Transportation Commissioner Rebekah Scheinfeld testified that the ordinance would:
- call for public meetings on any placement, removal or change in a red-light camera;
- call for pedestrian countdowns at all intersections with red-light cameras;
- allow more flexible payment plans; and
- call for a "comprehensive" academic review of the program.
"We heard the public's continuing concerns about the program," Scheinfeld said.
She maintained red-light cameras "save lives and reduce the number of traffic accidents," especially so-called right-angle T-bone crashes that result from running red lights.
"Red-light enforcement cameras reduce some of the most dangerous crashes and allow our police officers to focus on preventing and fighting crime — not writing traffic violations," Mayor Rahm Emanuel said in a statement released Tuesday. "I remain committed to making additional reforms to enhance public trust while maintaining this life-saving program.
“Over the past few months, I heard your concerns about the program and announced reforms designed to seek public input and further improve safety, and we are building on those reforms today," he added.
Red-light and speed cameras proved to be a strong campaign issue for Emanuel's opponents this year, and he promised reforms in March. Tuesday, those reforms were delivered in an ordinance co-sponsored by Aldermen Anthony Beale (9th), head of the Transportation Committee, as well as Tom Tunney (44th) and Walter Burnett Jr. (27th), head of the committee that took up the measure.
"It is still a work in progress," Tunney said Tuesday, adding that for him and his Lakeview constituents it was about "ensuring that these cameras are for pedestrian safety."
Scheinfeld insisted the Emanuel administration had not added any red-light cameras, and had in fact removed 82 — 50 in March in response to complaints and 32 before that. She said the city now has 302 red-light cameras at 149 intersections.
"At this time, we do not have any plans to add cameras," she said.
According to Burnett, the new payment plans available would allow a violator to set an installment plan by paying 25 or 50 percent of the amount owed in traffic-camera fines, most likely lower than the $500 to $750 currently demanded. He said this would provide "flexibility" to drivers trying to settle their fines.

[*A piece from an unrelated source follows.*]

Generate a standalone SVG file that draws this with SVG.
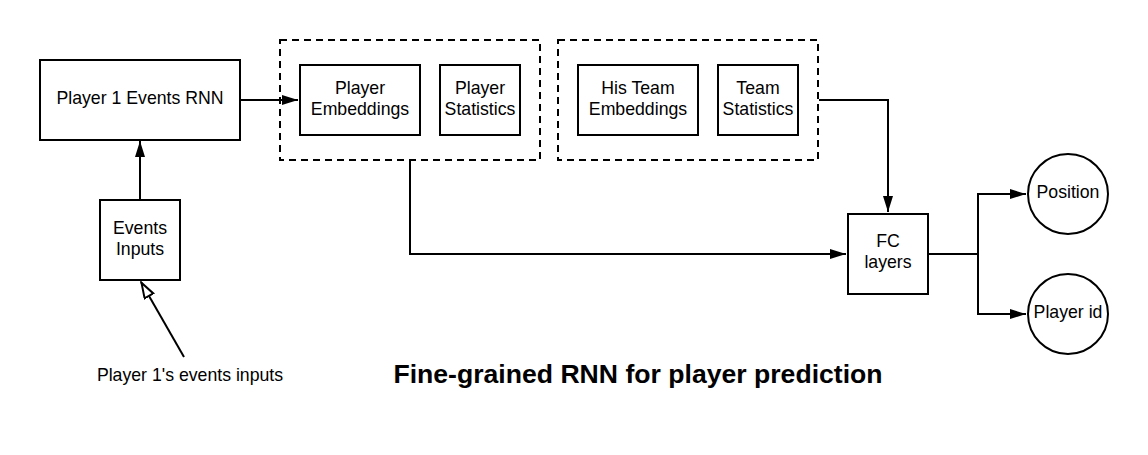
<svg xmlns="http://www.w3.org/2000/svg" width="1148" height="455" viewBox="0 0 1148 455">
<style>
.box{fill:#fff;stroke:#000;stroke-width:2}
.grp{fill:none;stroke:#000;stroke-width:2;stroke-dasharray:7 5}
.lbl{font-family:"Liberation Sans",Arial,sans-serif;font-size:17.7px;fill:#000;text-anchor:middle}
.title{font-family:"Liberation Sans",Arial,sans-serif;font-size:26.6px;font-weight:bold;fill:#000;text-anchor:middle}
.con{fill:none;stroke:#000;stroke-width:2}
</style>
<defs>
<marker id="arr" markerUnits="userSpaceOnUse" markerWidth="18" markerHeight="12" refX="16" refY="5" orient="auto">
<path d="M0,0 L16,5 L0,10 Z" fill="#000"/>
</marker>
<marker id="open" markerUnits="userSpaceOnUse" markerWidth="20" markerHeight="14" refX="17" refY="6" orient="auto">
<path d="M1,1 L16,6 L1,11 Z" fill="#fff" stroke="#000" stroke-width="2"/>
</marker>
</defs>
<rect width="1148" height="455" fill="#fff"/>
<g id="connectors">
<path class="con" d="M240,100 H298" marker-end="url(#arr)"/>
<path class="con" d="M140,200 V141" marker-end="url(#arr)"/>
<path class="con" d="M184,357 L141,282" marker-end="url(#open)"/>
<path class="con" d="M819,100 H888 V212" marker-end="url(#arr)"/>
<path class="con" d="M410,161 V254 H846" marker-end="url(#arr)"/>
<path class="con" d="M929,254 H978 V194 H1026" marker-end="url(#arr)"/>
<path class="con" d="M978,254 V314 H1026" marker-end="url(#arr)"/>
</g>
<g id="group-player">
<rect class="grp" x="280" y="40" width="260" height="120"/>
</g>
<g id="group-team">
<rect class="grp" x="558" y="40" width="260" height="120"/>
</g>
<g id="rnn">
<rect class="box" x="40" y="60" width="200" height="80"/>
<text class="lbl" x="140" y="104">Player 1 Events RNN</text>
</g>
<g id="events-inputs">
<rect class="box" x="100" y="200" width="80" height="80"/>
<text class="lbl" x="140" y="233.5">Events</text>
<text class="lbl" x="140" y="254.5">Inputs</text>
</g>
<g id="player-embeddings">
<rect class="box" x="300" y="65" width="120" height="70"/>
<text class="lbl" x="360" y="94">Player</text>
<text class="lbl" x="360" y="115">Embeddings</text>
</g>
<g id="player-statistics">
<rect class="box" x="440" y="65" width="80" height="70"/>
<text class="lbl" x="480" y="94">Player</text>
<text class="lbl" x="480" y="115">Statistics</text>
</g>
<g id="team-embeddings">
<rect class="box" x="578" y="65" width="120" height="70"/>
<text class="lbl" x="638" y="94">His Team</text>
<text class="lbl" x="638" y="115">Embeddings</text>
</g>
<g id="team-statistics">
<rect class="box" x="718" y="65" width="80" height="70"/>
<text class="lbl" x="758" y="94">Team</text>
<text class="lbl" x="758" y="115">Statistics</text>
</g>
<g id="fc-layers">
<rect class="box" x="848" y="214" width="80" height="80"/>
<text class="lbl" x="888" y="247">FC</text>
<text class="lbl" x="888" y="268">layers</text>
</g>
<g id="position">
<circle class="box" cx="1068" cy="194" r="40"/>
<text class="lbl" x="1068" y="198">Position</text>
</g>
<g id="player-id">
<circle class="box" cx="1068" cy="314" r="40"/>
<text class="lbl" x="1068" y="318">Player id</text>
</g>
<g id="events-label">
<text class="lbl" x="190" y="381">Player 1's events inputs</text>
</g>
<g id="title">
<text class="title" x="638" y="383">Fine-grained RNN for player prediction</text>
</g>
</svg>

Scheinfeld said the academic review of the program — which might take on the issue of increasing rear-end collisions at the intersections, even as T-bone crashes are reduced — would begin in the next few months and probably produce findings to be released before the end of the year. Yet she said the city was not reconsidering the duration of its yellow lights, set for three seconds in 30-mph speed zones. That was the subject of an earlier committee hearing on traffic cameras in October.
"We think that our yellow-light times are appropriate," Scheinfeld said. "We have not changed our yellow-light times in decades."
The ordinance passed by a voice vote and headed for approval by the full City Council on Wednesday.
"We're just trying to make lemons out of lemonades," Burnett said.